Porfirio Díaz Machicao, en el “Ateneo de los Muertos” menciona: “Tengo mis muertos elegidos y con ellos he constituido- para permanente iluminación de mi vida- el Ateneo. Vengo de la mano de aquellos a imponerlos en medio del olvido que se forma con los materiales del progreso, de la preocupación, de la lucha cotidiana y de la ingratitud. La muerte no es un silencio, sino una vida perenne de gloria y resplandor. El espíritu tiene la virtud excelsa de supervivir, ganado los años y los olvidos. Los muertos vencen distancias infinitas y dejan oír sus voces inquebrantables”.

Blanca Wiethüchter en “Madera Viva y Árbol Difunto”, en el epílogo de este libro de poemas, como premonición dice: “Me he muerto a mí misma/ y eso me conmueve sobremanera. Pocos son los que comprenden el fuego que se está quemando/ y que puedo morir de verdad morir de verdad/ sin un signo de locura”.

Por esta brevedad de la vida y el perdurable tiempo de la muerte, debemos crecer en la luz del amor para iluminar a quienes nos rodean y nos encienden con su alegría, para alcanzar la esperanza dormida, es necesario extender las manos y ayudar a subir la cuesta hasta que nuestros seres queridos logren aprisionar la estrella de sus sueños.
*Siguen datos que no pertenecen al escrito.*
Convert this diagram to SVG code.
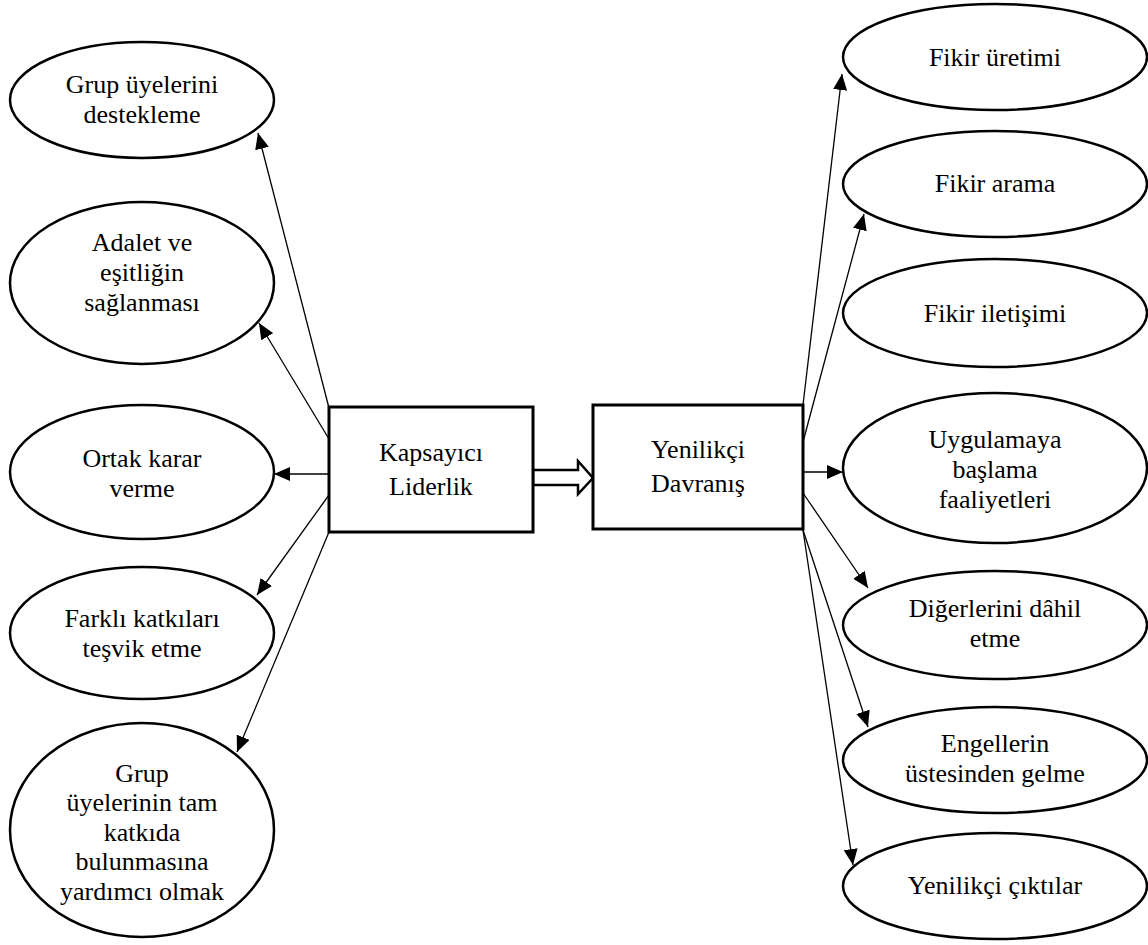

Adela Zamudio en su poema tristeza que fue musicalizado: “Soy el cisne que canta doliente/ de su muerte el momento esperando/ ya que siempre he vivido llorando/ quiero al menos cantando morir”. Escribió letra imborrable, que cada octubre la mujer boliviana le hace un homenaje con admiración, repitiendo su “Epitafio”: “Vuelo a morar en ignorada estrella,/ libre ya del suplicio de la vida/. Allá os espero hasta seguir mi huella/ lloradme ausente pero no perdida”.

Todos los vates, escribieron y escriben sobre la filosofía de la vida, del camino a la muerte, algunos destinos se abandonaron en misterios. Las musas iluminaron las palabras, pasiones nocturnas, sueños distantes, visiones y premoniciones que al final de la tarde se hicieron realidad.